Abb. 3a: Makroskopischer Querschnitt durch ein fortgeschrittenes Magenkarzinom vom Typ IV nach Borrmann mit diffuser Infiltration der gesamten Magenwand (Pfeile).

Intraoperative Schnellschnittuntersuchung und Präparataufarbeitung für die Paraffinhistologie

Eine intraoperative Schnellschnittuntersuchung ist nur dann indiziert, wenn von der Diagnose das operationstaktische Vorgehen beeinflußt wird. Dies gilt vor allem für die Untersuchung von chirurgischen Resektionsrändern auf Tumorfreiheit (Vermeidung von R-1-Resektionen). Die histologische Verifikation einer diffusen Peritonealkarzinose sichert die Entscheidung zur Einschränkung des operativen Vorgehens auf einen Palliativeingriff ab. Für eine exakte makroskopische und histologische Aufarbeitung soll das Operationspräparat im Idealfall unmittelbar nach der Operation im nicht eröffneten Zustand dem Pathologen übergeben werden. Bei längerer Transportdauer soll das Präparat an der großen Kurvatur eröffnet und auf einer Korkplatte ausgespannt werden. Eine anschließende rasche Formolfixierung (10%iger gepufferter Formaldehyd) ist Voraussetzung für eine gute Qualität der pathologischen Aufarbeitung. Bei Verdacht auf Magenfrühkarzinom soll zusätzlich die Biopsiestelle am unfixierten Präparat fadenmarkiert werden, da die Auffindung solcher Bezirke am formolfixierten Präparat oft schwierig sein kann.

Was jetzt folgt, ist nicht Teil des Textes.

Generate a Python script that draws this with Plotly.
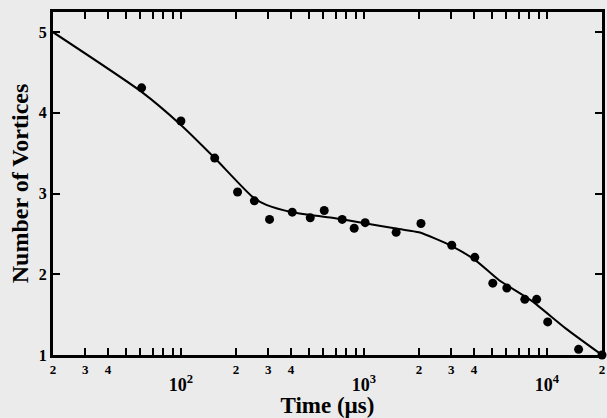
import math
import plotly.graph_objects as go

# Measured data points
time_us = [20, 61, 100, 153, 204, 252, 305, 406, 509, 607, 761, 885, 1016, 1500,
           2050, 3020, 4035, 5060, 6040, 7570, 8790, 10100, 14900, 20000]
vortices = [5.0, 4.31, 3.90, 3.44, 3.02, 2.91, 2.68, 2.77, 2.70, 2.79, 2.68, 2.57, 2.64, 2.52,
            2.63, 2.36, 2.21, 1.89, 1.83, 1.69, 1.69, 1.41, 1.07, 1.0]

# Fitted curve
fit_t = [20, 61, 100, 153, 246, 293, 406, 671, 1028, 1556, 2000, 3020, 4090, 5460, 8260, 12650, 20000]
fit_y = [5.0, 4.26, 3.85, 3.44, 2.96, 2.86, 2.77, 2.70, 2.63, 2.56, 2.52, 2.35, 2.17, 1.93, 1.67, 1.33, 1.0]

# Tick labels
x_tick_vals = [20, 30, 40, 100, 200, 300, 400, 1000, 2000, 3000, 4000, 10000, 20000]
x_tick_text = ["2", "3", "4",
               "<br><span style='font-size:18px'>10<sup>2</sup></span>", "2", "3", "4",
               "<br><span style='font-size:18px'>10<sup>3</sup></span>", "2", "3", "4",
               "<br><span style='font-size:18px'>10<sup>4</sup></span>", "2"]
x_minor_vals = [50, 60, 70, 80, 90, 500, 600, 700, 800, 900,
                5000, 6000, 7000, 8000, 9000]
y_tick_vals = [1, 2, 3, 4, 5]
y_tick_text = ["1", "2", "3", "4", "5"]

font_family = "Liberation Serif"
bg = "#ebebeb"

fig = go.Figure()
fig.add_trace(go.Scatter(
    x=fit_t, y=fit_y, mode="lines",
    line=dict(color="black", width=2, shape="spline", smoothing=0.6),
    hoverinfo="skip", showlegend=False, cliponaxis=False,
))
fig.add_trace(go.Scatter(
    x=time_us, y=vortices, mode="markers",
    marker=dict(color="black", size=9),
    showlegend=False, cliponaxis=False,
))

fig.update_layout(
    width=607, height=418,
    margin=dict(l=53, r=5, t=12, b=63, autoexpand=False),
    paper_bgcolor=bg, plot_bgcolor=bg,
    font=dict(family=font_family, color="black"),
    xaxis=dict(
        type="log", automargin=False,
        range=[math.log10(20), math.log10(20000)],
        tickmode="array", tickvals=x_tick_vals, ticktext=x_tick_text,
        ticks="inside", ticklen=7, tickwidth=1.5, tickcolor="black",
        minor=dict(tickmode="array", tickvals=x_minor_vals, ticks="inside",
                   ticklen=7, tickwidth=1.5, tickcolor="black", showgrid=False),
        showline=True, linewidth=3, linecolor="black", mirror="ticks",
        showgrid=False, zeroline=False,
        tickfont=dict(family=font_family, size=13, color="black", weight="bold"),
        title=dict(text="<b>Time (µs)</b>", font=dict(family=font_family, size=23), standoff=2),
    ),
    yaxis=dict(
        range=[1, 5.25], automargin=False,
        tickmode="array", tickvals=y_tick_vals, ticktext=y_tick_text,
        ticks="inside", ticklen=7, tickwidth=1.5, tickcolor="black",
        showline=True, linewidth=3, linecolor="black", mirror="ticks",
        showgrid=False, zeroline=False,
        tickfont=dict(family=font_family, size=16, color="black", weight="bold"),
        title=dict(text="<b>Number of Vortices</b>", font=dict(family=font_family, size=24), standoff=4),
    ),
)

# Remove the browser's default 8px body margin so the figure fills the window exactly.
fig.write_html(
    "out.html",
    config={"displayModeBar": False},
    post_script="document.body.style.margin='0';document.body.style.overflow='hidden';",
)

Abb. 3b: Histologischer Großflächenschnitt durch ein Magenkarzinom vom diffusen Typ nach Laurén mit Infiltration der gesamten Magenwand, sowie Unterminierung nicht-neoplastischer Magenschleimhaut durch Tumorgewebe (Pfeile).

Zusammenfassung

Die prä-, intra- und postoperativen pathologischen Befunde sind essentielle Bestandteile für die Diagnosesicherung, Wahl des chirurgischen Therapieverfahrens und die postoperative Prognosebeurteilung. Zukünftig werden diese außerdem eine wesentliche Rolle in der Wahl adjuvanter Therapieverfahren spielen. Es ist daher für die moderne multidisziplinäre Diagnostik und Therapie von Magenkarzinomen unerläßlich, daß ein klinisch-orientierter Pathologe in das Team von Gastroenterologen, Radiologen, Chirurgen, internistischen Onkologen und Strahlentherapeuten integriert wird.